School board OKs budget of $609 million

Spending plan calls for 6.6% more than this year's

Goes to executive, council

Members also approve $70 million outlay for construction, facilities

February 21, 2002|By Stephen Kiehl | Stephen Kiehl,SUN STAFF

Emphasizing that more money is needed to achieve excellence in Anne Arundel schools, the county school board approved yesterday a $609 million spending plan for the next fiscal year and $70 million for school construction and facilities.

The budget -- 6.6 percent more than the schools received this year -- now goes to the county executive and the County Council. The schools will almost surely get less than they asked for, though some board members said they need much more.

"I understand our nation is at war, and there are public safety and public health issues that must be addressed," said board member Vaughn Brown. "But we need to not lose track of the requirements that have to be addressed if we're going to move to a point of excellence."

The board made a few changes in the budget recommended by Carol S. Parham two months ago, when she was superintendent. The proposals called for hiring 31 teachers and continuing a program of reducing class sizes for first and second grades.

Among the late changes the board made was adding $3.7 million to pay for raises for the school system's 8,400 employees. Last year, about $11 million went toward raises, but Parham's initial budget didn't include money for raises pending union agreements. The percentage of the raise will be determined in continuing negotiations.

The board also added $2.3 million to hire 55 teachers to maintain the average middle school class size of 29 students. The middle schools are moving to new schedules this fall that will increase class sizes if more teachers aren't hired.

Board members said they appreciate the significant funding increases they have received in recent years under County Executive Janet S. Owens, but that the schools need still more money to become among the best in the state.

"What has happened in these last four years is nothing more than a down payment," Brown said. He and others said the budget request for next year is the minimum needed.

"We know of the economic obstacles we are facing this year," said board member Michael J. McNelly. "We have a responsibility to put forth a reasonable budget and live within our means."

Despite some disagreement about how much money to ask for, the board unanimously approved the $609 million operating budget request. Last year, the board asked for $591 million and got $571 million. About two-thirds of the money comes from the county, the rest from state and federal sources.

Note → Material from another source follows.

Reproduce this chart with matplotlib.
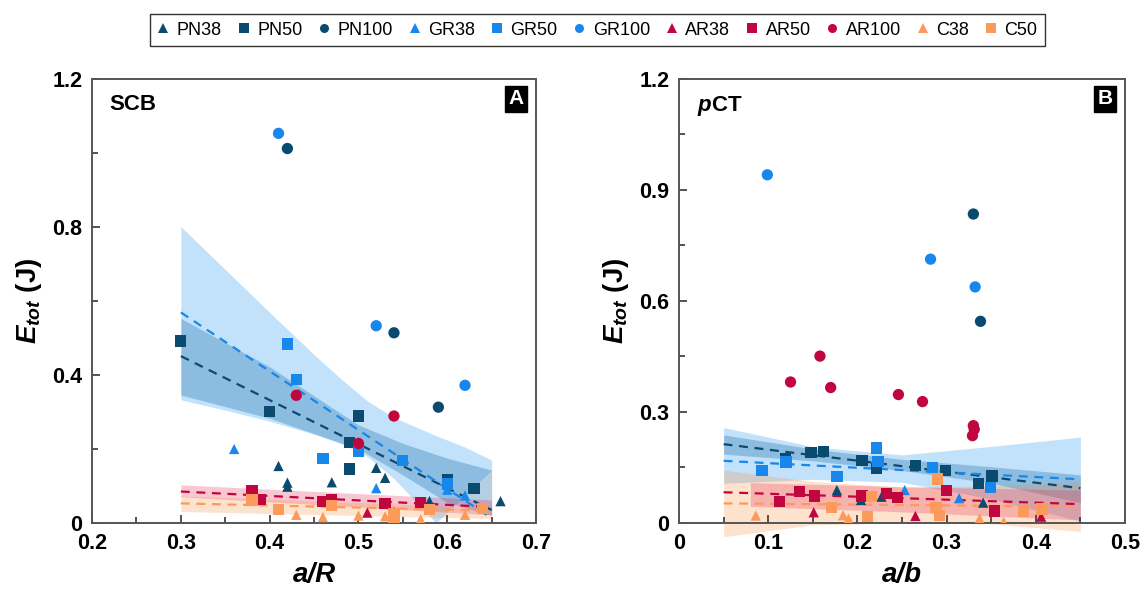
import numpy as np
import matplotlib
matplotlib.use('Agg')
import matplotlib.pyplot as plt
from matplotlib.lines import Line2D
from matplotlib.ticker import MultipleLocator, FuncFormatter

plt.rcParams['font.family'] = ['Liberation Sans', 'DejaVu Sans']
plt.rcParams['mathtext.fontset'] = 'custom'
plt.rcParams['mathtext.it'] = 'Liberation Sans:italic:bold'
plt.rcParams['mathtext.rm'] = 'Liberation Sans:bold'
plt.rcParams['mathtext.bf'] = 'Liberation Sans:bold'

# colours per material
PN_COL = '#0b4a6f'
GR_COL = '#1787ec'
AR_COL = '#c1053e'
C_COL = '#fb9a5b'

# ---- panel A : SCB, E_tot vs a/R ----
scb_pn38_x = [0.41, 0.42, 0.42, 0.47, 0.52, 0.53, 0.54, 0.58, 0.66]
scb_pn38_y = [0.154, 0.109, 0.098, 0.110, 0.149, 0.122, 0.030, 0.059, 0.059]
scb_pn50_x = [0.30, 0.40, 0.50, 0.49, 0.49, 0.60, 0.63]
scb_pn50_y = [0.492, 0.302, 0.289, 0.218, 0.146, 0.116, 0.093]
scb_pn100_x = [0.42, 0.54, 0.59]
scb_pn100_y = [1.012, 0.514, 0.313]
scb_gr38_x = [0.36, 0.52, 0.60, 0.62]
scb_gr38_y = [0.200, 0.094, 0.090, 0.074]
scb_gr50_x = [0.42, 0.43, 0.50, 0.46, 0.55, 0.60]
scb_gr50_y = [0.484, 0.388, 0.193, 0.175, 0.168, 0.105]
scb_gr100_x = [0.41, 0.52, 0.62]
scb_gr100_y = [1.053, 0.533, 0.372]
scb_ar38_x = [0.51]
scb_ar38_y = [0.028]
scb_ar50_x = [0.38, 0.39, 0.46, 0.47, 0.53, 0.57]
scb_ar50_y = [0.087, 0.064, 0.059, 0.062, 0.053, 0.055]
scb_ar100_x = [0.43, 0.54, 0.50]
scb_ar100_y = [0.345, 0.289, 0.215]
scb_c38_x = [0.43, 0.46, 0.50, 0.53, 0.54, 0.57, 0.62]
scb_c38_y = [0.022, 0.016, 0.020, 0.018, 0.008, 0.010, 0.022]
scb_c50_x = [0.38, 0.41, 0.47, 0.54, 0.54, 0.58, 0.64]
scb_c50_y = [0.062, 0.037, 0.048, 0.026, 0.016, 0.037, 0.040]

# fitted lines (ends) and confidence bands
scb_fit_x = [0.30, 0.65]
scb_fit_pn = [0.451, 0.035]
scb_fit_gr = [0.569, 0.013]
scb_fit_ar = [0.085, 0.043]
scb_fit_c = [0.053, 0.033]

scb_band_gr_x = [0.30, 0.35, 0.40, 0.45, 0.48, 0.51, 0.54, 0.5875, 0.62, 0.65]
scb_band_gr_up = [0.801, 0.685, 0.569, 0.455, 0.390, 0.330, 0.285, 0.236, 0.205, 0.170]
scb_band_gr_lo = [0.333, 0.305, 0.275, 0.240, 0.215, 0.180, 0.120, 0.000, 0.075, 0.143]
scb_band_pn_x = [0.30, 0.40, 0.50, 0.55, 0.60, 0.65]
scb_band_pn_up = [0.553, 0.422, 0.265, 0.215, 0.175, 0.143]
scb_band_pn_lo = [0.346, 0.283, 0.200, 0.130, 0.055, 0.020]
scb_band_ar_x = [0.30, 0.65]
scb_band_ar_up = [0.103, 0.062]
scb_band_ar_lo = [0.071, 0.022]
scb_band_c_x = [0.30, 0.65]
scb_band_c_up = [0.073, 0.042]
scb_band_c_lo = [0.031, 0.012]

# ---- panel B : pCT, E_tot vs a/b ----
pct_pn38_x = [0.177, 0.204, 0.227, 0.341]
pct_pn38_y = [0.089, 0.062, 0.071, 0.055]
pct_pn50_x = [0.119, 0.148, 0.162, 0.205, 0.221, 0.265, 0.299, 0.336, 0.351]
pct_pn50_y = [0.173, 0.190, 0.194, 0.168, 0.148, 0.156, 0.142, 0.107, 0.127]
pct_pn100_x = [0.330, 0.338]
pct_pn100_y = [0.835, 0.545]
pct_gr38_x = [0.253, 0.314]
pct_gr38_y = [0.089, 0.067]
pct_gr50_x = [0.093, 0.120, 0.177, 0.221, 0.223, 0.284, 0.349]
pct_gr50_y = [0.141, 0.165, 0.126, 0.203, 0.166, 0.149, 0.096]
pct_gr100_x = [0.099, 0.282, 0.332]
pct_gr100_y = [0.941, 0.713, 0.638]
pct_ar38_x = [0.151, 0.265, 0.406]
pct_ar38_y = [0.029, 0.019, 0.017]
pct_ar50_x = [0.113, 0.135, 0.152, 0.205, 0.233, 0.245, 0.300, 0.354]
pct_ar50_y = [0.058, 0.085, 0.073, 0.073, 0.079, 0.069, 0.088, 0.032]
pct_ar100_x = [0.125, 0.158, 0.170, 0.246, 0.273, 0.330, 0.331, 0.329]
pct_ar100_y = [0.381, 0.451, 0.366, 0.347, 0.328, 0.263, 0.253, 0.236]
pct_c38_x = [0.086, 0.184, 0.190, 0.337, 0.364]
pct_c38_y = [0.020, 0.021, 0.012, 0.012, 0.003]
pct_c50_x = [0.171, 0.211, 0.216, 0.288, 0.290, 0.292, 0.386, 0.407]
pct_c50_y = [0.042, 0.017, 0.071, 0.042, 0.119, 0.020, 0.032, 0.038]

pct_fit_x = [0.05, 0.45]
pct_fit_pn = [0.213, 0.094]
pct_fit_gr = [0.168, 0.118]
pct_fit_ar = [0.083, 0.051]
pct_fit_c = [0.053, 0.044]

pct_band_x = [0.05, 0.15, 0.25, 0.35, 0.45]
pct_band_gr_up = [0.258, 0.206, 0.184, 0.207, 0.232]
pct_band_gr_lo = [0.107, 0.118, 0.110, 0.065, 0.005]
pct_band_pn_up = [0.238, 0.200, 0.172, 0.152, 0.130]
pct_band_pn_lo = [0.186, 0.168, 0.142, 0.108, 0.055]
pct_band_c_up = [0.143, 0.112, 0.097, 0.100, 0.111]
pct_band_c_lo = [-0.037, -0.005, 0.000, -0.002, -0.023]
pct_band_ar_x = [0.08, 0.25, 0.45]
pct_band_ar_up = [0.109, 0.098, 0.089]
pct_band_ar_lo = [0.045, 0.030, 0.008]

labels = ['PN38', 'PN50', 'PN100', 'GR38', 'GR50', 'GR100',
          'AR38', 'AR50', 'AR100', 'C38', 'C50']
colors = [PN_COL] * 3 + [GR_COL] * 3 + [AR_COL] * 3 + [C_COL] * 2
markers = ['^', 's', 'o'] * 3 + ['^', 's']

scb_pts = [(scb_pn38_x, scb_pn38_y), (scb_pn50_x, scb_pn50_y), (scb_pn100_x, scb_pn100_y),
           (scb_gr38_x, scb_gr38_y), (scb_gr50_x, scb_gr50_y), (scb_gr100_x, scb_gr100_y),
           (scb_ar38_x, scb_ar38_y), (scb_ar50_x, scb_ar50_y), (scb_ar100_x, scb_ar100_y),
           (scb_c38_x, scb_c38_y), (scb_c50_x, scb_c50_y)]
pct_pts = [(pct_pn38_x, pct_pn38_y), (pct_pn50_x, pct_pn50_y), (pct_pn100_x, pct_pn100_y),
           (pct_gr38_x, pct_gr38_y), (pct_gr50_x, pct_gr50_y), (pct_gr100_x, pct_gr100_y),
           (pct_ar38_x, pct_ar38_y), (pct_ar50_x, pct_ar50_y), (pct_ar100_x, pct_ar100_y),
           (pct_c38_x, pct_c38_y), (pct_c50_x, pct_c50_y)]

band_style = {'GR': ('#2196f3', 0.27), 'PN': ('#1f6fa8', 0.33),
              'AR': ('#e8234f', 0.25), 'C': ('#fb8c3c', 0.25)}
line_col = {'GR': GR_COL, 'PN': PN_COL, 'AR': AR_COL, 'C': C_COL}

fig = plt.figure(figsize=(11.42, 5.91), dpi=100)
axA = fig.add_axes([0.0806, 0.1151, 0.3888, 0.7513])
axB = fig.add_axes([0.5946, 0.1151, 0.3905, 0.7513])


def fmt(v, _):
    return '0' if abs(v) < 1e-9 else '%.1f' % v


def style_axis(ax, xlim, xmaj, xmin, ylim, ymaj, ymin):
    ax.set_xlim(*xlim)
    ax.set_ylim(*ylim)
    ax.xaxis.set_major_locator(MultipleLocator(xmaj))
    ax.xaxis.set_minor_locator(MultipleLocator(xmin))
    ax.yaxis.set_major_locator(MultipleLocator(ymaj))
    ax.yaxis.set_minor_locator(MultipleLocator(ymin))
    ax.xaxis.set_major_formatter(FuncFormatter(fmt))
    ax.yaxis.set_major_formatter(FuncFormatter(fmt))
    ax.tick_params(which='both', direction='in', color='#444444', width=1.3,
                   labelsize=15.5, pad=7)
    ax.tick_params(which='major', length=6)
    ax.tick_params(which='minor', length=4.5)
    for lab in ax.get_xticklabels() + ax.get_yticklabels():
        lab.set_fontweight('bold')
    for sp in ax.spines.values():
        sp.set_color('#555555')
        sp.set_linewidth(1.4)


def draw_points(ax, pts):
    for (x, y), c, m in zip(pts, colors, markers):
        size = 55 if m == '^' else 66
        ax.scatter(x, y, s=size, marker=m, color=c, edgecolors='none', zorder=4)


# panel A
for key, bx, up, lo in [('GR', scb_band_gr_x, scb_band_gr_up, scb_band_gr_lo),
                        ('PN', scb_band_pn_x, scb_band_pn_up, scb_band_pn_lo),
                        ('AR', scb_band_ar_x, scb_band_ar_up, scb_band_ar_lo),
                        ('C', scb_band_c_x, scb_band_c_up, scb_band_c_lo)]:
    col, a = band_style[key]
    axA.fill_between(bx, lo, up, color=col, alpha=a, lw=0, zorder=1)
for key, fy in [('PN', scb_fit_pn), ('GR', scb_fit_gr), ('AR', scb_fit_ar), ('C', scb_fit_c)]:
    axA.plot(scb_fit_x, fy, ls=(0, (4, 3)), lw=1.6, color=line_col[key], zorder=3)
draw_points(axA, scb_pts)
style_axis(axA, (0.2, 0.7), 0.1, 0.05, (0, 1.2), 0.4, 0.2)
axA.set_xlabel('a/R', fontsize=20, fontweight='bold', fontstyle='italic', labelpad=6)
axA.set_ylabel(r'$E_{tot}$ (J)', fontsize=20, fontweight='bold', labelpad=6)
axA.text(0.04, 0.965, 'SCB', transform=axA.transAxes, fontsize=16,
         fontweight='bold', ha='left', va='top')
axA.text(0.955, 0.955, 'A', transform=axA.transAxes, fontsize=15, fontweight='bold',
         color='white', ha='center', va='center',
         bbox=dict(boxstyle='square,pad=0.18', fc='black', ec='black'))

# panel B
for key, bx, up, lo in [('GR', pct_band_x, pct_band_gr_up, pct_band_gr_lo),
                        ('PN', pct_band_x, pct_band_pn_up, pct_band_pn_lo),
                        ('C', pct_band_x, pct_band_c_up, pct_band_c_lo),
                        ('AR', pct_band_ar_x, pct_band_ar_up, pct_band_ar_lo)]:
    col, a = band_style[key]
    axB.fill_between(bx, lo, up, color=col, alpha=a, lw=0, zorder=1, clip_on=False)
for key, fy in [('PN', pct_fit_pn), ('GR', pct_fit_gr), ('AR', pct_fit_ar), ('C', pct_fit_c)]:
    axB.plot(pct_fit_x, fy, ls=(0, (4, 3)), lw=1.6, color=line_col[key], zorder=3)
draw_points(axB, pct_pts)
style_axis(axB, (0, 0.5), 0.1, 0.05, (0, 1.2), 0.3, 0.15)
axB.set_xlabel('a/b', fontsize=20, fontweight='bold', fontstyle='italic', labelpad=6)
axB.set_ylabel(r'$E_{tot}$ (J)', fontsize=20, fontweight='bold', labelpad=6)
axB.text(0.04, 0.965, r'$p$CT', transform=axB.transAxes, fontsize=16,
         fontweight='bold', ha='left', va='top')
axB.text(0.955, 0.955, 'B', transform=axB.transAxes, fontsize=15, fontweight='bold',
         color='white', ha='center', va='center',
         bbox=dict(boxstyle='square,pad=0.18', fc='black', ec='black'))

handles = [Line2D([], [], ls='none', marker=m, color=c, markersize=6.5 if m != '^' else 7,
                  markeredgewidth=0) for c, m in zip(colors, markers)]
leg = fig.legend(handles, labels, loc='center', bbox_to_anchor=(0.523, 0.949), ncol=11,
                 fontsize=13, frameon=True, fancybox=False, handlelength=0.7,
                 handletextpad=0.4, columnspacing=0.85, borderpad=0.4)
leg.get_frame().set_edgecolor('black')
leg.get_frame().set_linewidth(1.0)

fig.savefig('out.png', dpi=100)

The board had more trouble agreeing on the $70 million capital budget, a prioritized list of 34 construction and maintenance projects.

The most contentious item on that list was No. 19, requesting $450,000 for Ferndale Elementary School to replace its roof and deal with leaks in the building.

The school is the smallest in the county, with 150 children, and one of the oldest. The board has decided against closing the school, which is loved by its community. But the board has also rejected a plan to spend $9 million to rebuild the school.

"If we're not going to move the students out, it's time we fix the school," said board member Paul Rudolph. "We have 150 students in a school with moldy walls, leaking roofs and water in the cafeteria. It's time we do something about it."

Rudolph proposed moving the school up to No. 2 on the capital projects list to give it a better chance of receiving money from the county. But he couldn't muster enough votes.

He then proposed spending $40,000 to study what must be done to nearby George Cromwell Elementary School so that it could accommodate the Ferndale pupils. That also was voted down.

Rudolph and his allies were frustrated that the board continues to let Ferndale limp along without a clear future.

"There's a conception here that fixing the roof and water problem is going to make Ferndale an equitable learning environment, and if anybody on this board believes that, they need to go out there and look at the school," said board member Joseph Foster. "There needs to be a long-term plan for what to do for the students at Ferndale."